▸ **What the task asks**
Write out the material again word for word, dropping any images it holds.

Records with drawing code
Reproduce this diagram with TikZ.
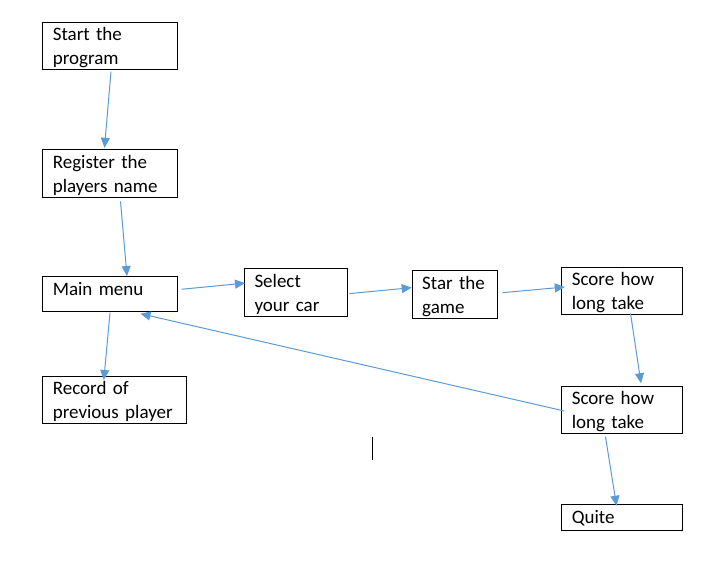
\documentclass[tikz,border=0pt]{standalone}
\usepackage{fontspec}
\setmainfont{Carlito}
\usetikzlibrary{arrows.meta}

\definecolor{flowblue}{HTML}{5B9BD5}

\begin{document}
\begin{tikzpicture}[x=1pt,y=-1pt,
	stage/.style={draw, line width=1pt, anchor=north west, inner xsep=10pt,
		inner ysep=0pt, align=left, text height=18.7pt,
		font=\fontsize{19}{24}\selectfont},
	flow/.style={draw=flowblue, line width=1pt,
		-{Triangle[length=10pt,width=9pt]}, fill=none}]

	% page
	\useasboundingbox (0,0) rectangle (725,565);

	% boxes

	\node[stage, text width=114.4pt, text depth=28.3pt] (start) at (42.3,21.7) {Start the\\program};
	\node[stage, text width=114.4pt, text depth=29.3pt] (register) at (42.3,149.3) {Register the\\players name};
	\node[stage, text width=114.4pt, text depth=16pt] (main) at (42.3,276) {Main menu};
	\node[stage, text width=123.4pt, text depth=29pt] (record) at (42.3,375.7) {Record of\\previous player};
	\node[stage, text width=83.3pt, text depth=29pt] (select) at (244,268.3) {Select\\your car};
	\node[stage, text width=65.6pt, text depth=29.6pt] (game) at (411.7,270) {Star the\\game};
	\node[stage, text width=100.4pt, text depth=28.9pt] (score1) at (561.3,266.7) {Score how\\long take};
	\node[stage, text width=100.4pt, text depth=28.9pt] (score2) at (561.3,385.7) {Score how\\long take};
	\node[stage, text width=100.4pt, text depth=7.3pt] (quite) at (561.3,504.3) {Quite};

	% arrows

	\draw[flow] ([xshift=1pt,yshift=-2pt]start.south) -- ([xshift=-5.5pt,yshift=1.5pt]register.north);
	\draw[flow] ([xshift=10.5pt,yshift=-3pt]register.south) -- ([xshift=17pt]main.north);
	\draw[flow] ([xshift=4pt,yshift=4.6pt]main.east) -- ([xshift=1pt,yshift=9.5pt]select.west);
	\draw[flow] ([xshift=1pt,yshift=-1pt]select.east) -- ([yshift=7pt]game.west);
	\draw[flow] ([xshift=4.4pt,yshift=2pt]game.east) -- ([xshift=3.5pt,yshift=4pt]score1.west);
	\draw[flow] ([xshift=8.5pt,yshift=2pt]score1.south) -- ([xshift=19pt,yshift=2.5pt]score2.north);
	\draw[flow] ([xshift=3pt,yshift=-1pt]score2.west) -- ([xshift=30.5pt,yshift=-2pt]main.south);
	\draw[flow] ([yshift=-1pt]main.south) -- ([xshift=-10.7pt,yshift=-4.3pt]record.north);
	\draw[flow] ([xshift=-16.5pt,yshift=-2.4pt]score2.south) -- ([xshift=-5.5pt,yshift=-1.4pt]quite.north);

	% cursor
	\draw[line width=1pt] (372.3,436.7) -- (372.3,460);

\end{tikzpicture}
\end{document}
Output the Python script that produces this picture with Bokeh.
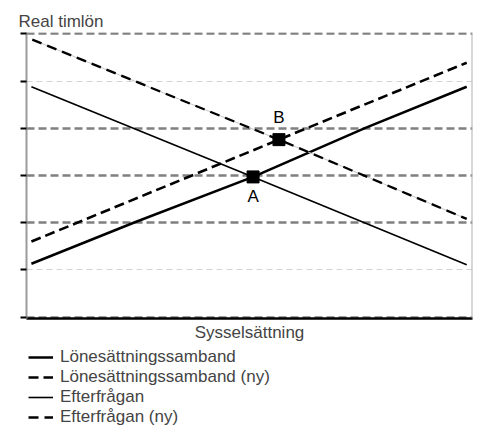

▸ **Answer below**
Reproduce this diagram with TikZ.
\documentclass[tikz,border=0pt]{standalone}
\usepackage{fontspec}
\setmainfont{Carlito}
\usetikzlibrary{arrows.meta}

\definecolor{flowblue}{HTML}{5B9BD5}

\begin{document}
\begin{tikzpicture}[x=1pt,y=-1pt,
	stage/.style={draw, line width=1pt, anchor=north west, inner xsep=10pt,
		inner ysep=0pt, align=left, text height=18.7pt,
		font=\fontsize{19}{24}\selectfont},
	flow/.style={draw=flowblue, line width=1pt,
		-{Triangle[length=10pt,width=9pt]}, fill=none}]

	% page
	\useasboundingbox (0,0) rectangle (725,565);

	% boxes

	\node[stage, text width=114.4pt, text depth=28.3pt] (start) at (42.3,21.7) {Start the\\program};
	\node[stage, text width=114.4pt, text depth=29.3pt] (register) at (42.3,149.3) {Register the\\players name};
	\node[stage, text width=114.4pt, text depth=16pt] (main) at (42.3,276) {Main menu};
	\node[stage, text width=123.4pt, text depth=29pt] (record) at (42.3,375.7) {Record of\\previous player};
	\node[stage, text width=83.3pt, text depth=29pt] (select) at (244,268.3) {Select\\your car};
	\node[stage, text width=65.6pt, text depth=29.6pt] (game) at (411.7,270) {Star the\\game};
	\node[stage, text width=100.4pt, text depth=28.9pt] (score1) at (561.3,266.7) {Score how\\long take};
	\node[stage, text width=100.4pt, text depth=28.9pt] (score2) at (561.3,385.7) {Score how\\long take};
	\node[stage, text width=100.4pt, text depth=7.3pt] (quite) at (561.3,504.3) {Quite};

	% arrows

	\draw[flow] ([xshift=1pt,yshift=-2pt]start.south) -- ([xshift=-5.5pt,yshift=1.5pt]register.north);
	\draw[flow] ([xshift=10.5pt,yshift=-3pt]register.south) -- ([xshift=17pt]main.north);
	\draw[flow] ([xshift=4pt,yshift=4.6pt]main.east) -- ([xshift=1pt,yshift=9.5pt]select.west);
	\draw[flow] ([xshift=1pt,yshift=-1pt]select.east) -- ([yshift=7pt]game.west);
	\draw[flow] ([xshift=4.4pt,yshift=2pt]game.east) -- ([xshift=3.5pt,yshift=4pt]score1.west);
	\draw[flow] ([xshift=8.5pt,yshift=2pt]score1.south) -- ([xshift=19pt,yshift=2.5pt]score2.north);
	\draw[flow] ([xshift=3pt,yshift=-1pt]score2.west) -- ([xshift=30.5pt,yshift=-2pt]main.south);
	\draw[flow] ([yshift=-1pt]main.south) -- ([xshift=-10.7pt,yshift=-4.3pt]record.north);
	\draw[flow] ([xshift=-16.5pt,yshift=-2.4pt]score2.south) -- ([xshift=-5.5pt,yshift=-1.4pt]quite.north);

	% cursor
	\draw[line width=1pt] (372.3,436.7) -- (372.3,460);

\end{tikzpicture}
\end{document}
Output the Python script that produces this picture with Bokeh.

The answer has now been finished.